I've read people cannot actually fathom large numbers, and by extension I have to conclude they also cannot fathom scale or how that changes things.

There's a difference between your neighbor rejecting your belief in green jesus (thrall from World of Warcraft) and the entire world doing it.

That's the difference between your bog standard PHPBB forum from the 90's and FB today. We have _precedence_ for this, people have literally been booted off all major platforms at the same time.

Depends on the community. Some were very quick to ban you. But there'd ~always be other ones.
The early internet had both people interested in Communism in its myriad splinter groups (Marxists.org was one of the first big websites) and people advocating libertarianism in its myriad strands. Compare Mastodon where there was discussion that sites failing to mod out libertarianism might be considered beyond the pale, and ineligible for federation. (I'm not defending libertarian rhetoric, which I find tiresome, but it has been present in internet nerd culture since forever).

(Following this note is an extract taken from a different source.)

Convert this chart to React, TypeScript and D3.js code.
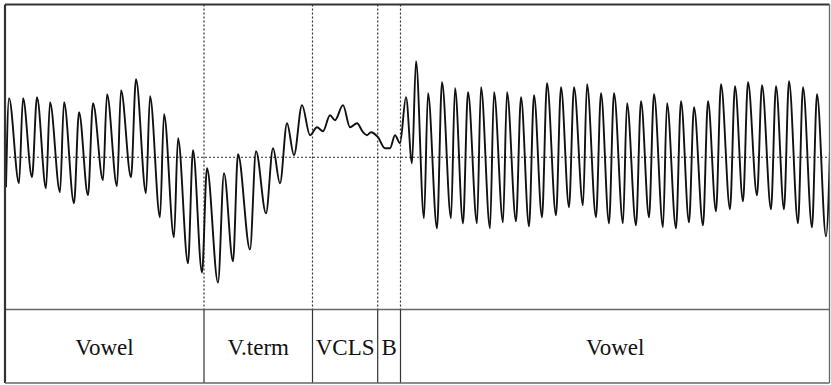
import React from "react";
import * as d3 from "d3";

// Waveform extrema: time (samples) and amplitude
const waveTimes = [
  1, 4, 14, 18, 27, 32, 41, 45, 55, 59, 69, 74, 83, 88, 98, 102, 112, 116, 126, 131,
  141, 145, 155, 159, 169, 173, 183, 188, 197, 202, 213, 219, 228, 233, 245, 251, 261, 268, 275, 282,
  289, 297, 305, 312, 318, 325, 330, 338, 345, 352, 358, 362, 366, 373, 380, 385, 390, 395, 401, 407,
  411, 419, 423, 432, 437, 446, 450, 458, 463, 472, 476, 485, 489, 498, 502, 511, 516, 524, 529, 537,
  542, 551, 556, 564, 569, 578, 582, 591, 596, 604, 609, 618, 622, 631, 636, 644, 649, 658, 662, 671,
  676, 684, 689, 698, 703, 711, 716, 725, 730, 738, 743, 752, 757, 766, 771, 779, 784, 793, 798, 807,
  812, 821, 826,
];
const waveAmps = [
  -30, 59, -26, 59, -20, 60, -31, 55, -35, 55, -46, 45, -38, 54, -23, 63, -29, 67, -20, 78,
  -36, 61, -60, 43, -80, 19, -106, 7, -115, -11, -125, -16, -104, 3, -92, 6, -56, 9, -26, 34,
  2, 52, 22, 30, 26, 42, 37, 52, 30, 34, 25, 22, 25, 20, 9, 9, 22, 14, 60, -6,
  96, -61, 64, -71, 75, -61, 69, -66, 65, -66, 70, -71, 65, -65, 65, -64, 60, -69, 62, -60,
  74, -58, 70, -50, 70, -48, 73, -60, 64, -66, 64, -66, 54, -68, 56, -60, 63, -70, 54, -71,
  56, -65, 50, -68, 56, -54, 73, -52, 71, -44, 75, -38, 72, -52, 71, -52, 76, -66, 70, -70,
  63, -79, 44,
];

// Segment boundaries (samples) and labels
const boundaries = [199, 307.5, 372.7, 395.5];
const segmentLabels = ["Vowel", "V.term", "VCLS", "B", "Vowel"];
const timeExtent = [0, 825];
const ampExtent = [-152, 152];

const serif = "'Liberation Serif', 'Times New Roman', Tinos, 'DejaVu Serif', serif";

export default function App() {
  const W = 831;
  const H = 385;
  const left = 5;
  const right = 829.5;
  const top = 4.5;
  const divY = 309.5;
  const bottom = 383;

  const x = d3.scaleLinear().domain(timeExtent).range([left, 830]);
  const y = d3.scaleLinear().domain(ampExtent).range([divY, top + 0.5]);

  const points = waveTimes.map((t, i) => [t, waveAmps[i]] as [number, number]);
  const line = d3
    .line<[number, number]>()
    .x((d) => x(d[0]))
    .y((d) => y(d[1]))
    .curve(d3.curveMonotoneX);

  const edges = [timeExtent[0], ...boundaries, timeExtent[1]];
  const bx = boundaries.map((b) => x(b));

  return (
    <svg
      width={W}
      height={H}
      style={{ position: "absolute", left: 0, top: 0, background: "#fff" }}
    >
      <defs>
        <clipPath id="plotClip">
          <rect x={left} y={top} width={right - left} height={divY - top} />
        </clipPath>
      </defs>
      <rect x={0} y={0} width={W} height={H} fill="#fff" />
      {/* midline */}
      <line
        x1={left}
        x2={right}
        y1={y(0)}
        y2={y(0)}
        stroke="#333"
        strokeWidth={1.2}
        strokeDasharray="2,2"
      />
      {/* dotted boundaries in wave area */}
      {bx.map((xx, i) => (
        <line
          key={"d" + i}
          x1={xx}
          x2={xx}
          y1={top}
          y2={divY}
          stroke="#333"
          strokeWidth={1.2}
          strokeDasharray="2,2"
        />
      ))}
      {/* waveform */}
      <path
        d={line(points) || ""}
        fill="none"
        stroke="#111"
        strokeWidth={1.9}
        strokeLinejoin="round"
        clipPath="url(#plotClip)"
      />
      {/* label row */}
      <line x1={left} x2={right} y1={divY} y2={divY} stroke="#666" strokeWidth={1.5} />
      {bx.map((xx, i) => (
        <line key={"s" + i} x1={xx} x2={xx} y1={divY} y2={bottom} stroke="#333" strokeWidth={1.2} />
      ))}
      {segmentLabels.map((lab, i) => (
        <text
          key={"t" + i}
          x={(x(edges[i]) + x(edges[i + 1])) / 2}
          y={355}
          textAnchor="middle"
          style={{ fontFamily: serif, fontSize: "23px" }}
          fill="#111"
        >
          {lab}
        </text>
      ))}
      {/* frame */}
      <line x1={left} x2={right} y1={top} y2={top} stroke="#333" strokeWidth={2.2} />
      <line x1={left} x2={left} y1={top} y2={bottom} stroke="#333" strokeWidth={2.2} />
      <line x1={right} x2={right} y1={top} y2={bottom} stroke="#666" strokeWidth={1.3} />
      <line x1={left} x2={right} y1={bottom} y2={bottom} stroke="#666" strokeWidth={1.3} />
    </svg>
  );
}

The early internet had a huge Buddhist scene (which produced a massive boom in IRL communities). Plus every other "alternative religion" in a Western context, from Hare Krishna to Eckankar. It was where New Atheism started, and at the same time, you could see the occasional figure advocating for American evangelicalism of precisely the sort that most riled New Atheists. People post-internet who know anything about the religions of the world outside the ones in their own area, almost certainly gained that knowledge from the internet.

The rather limited nationalities and races then using the internet did not mean little diversity of views, because you had just enough curious people around that, in aggregate, they could be curious about everything.

as if any gathering of people doesn't have their own culture.

Where did this idea come from that people are cardboard cutouts that you can write on to perfection?

Having said that, I don't agree with your second paragraph at all. Individuals would get into shouting matches when they disagreed, but if you think for a second it's more diverse in todays cancel-culture I can only conclude you're not thinking well.

flame wars have been a thing since almost the beginning, and contrary to what you may think, politics and differences were a _major_ driver of that.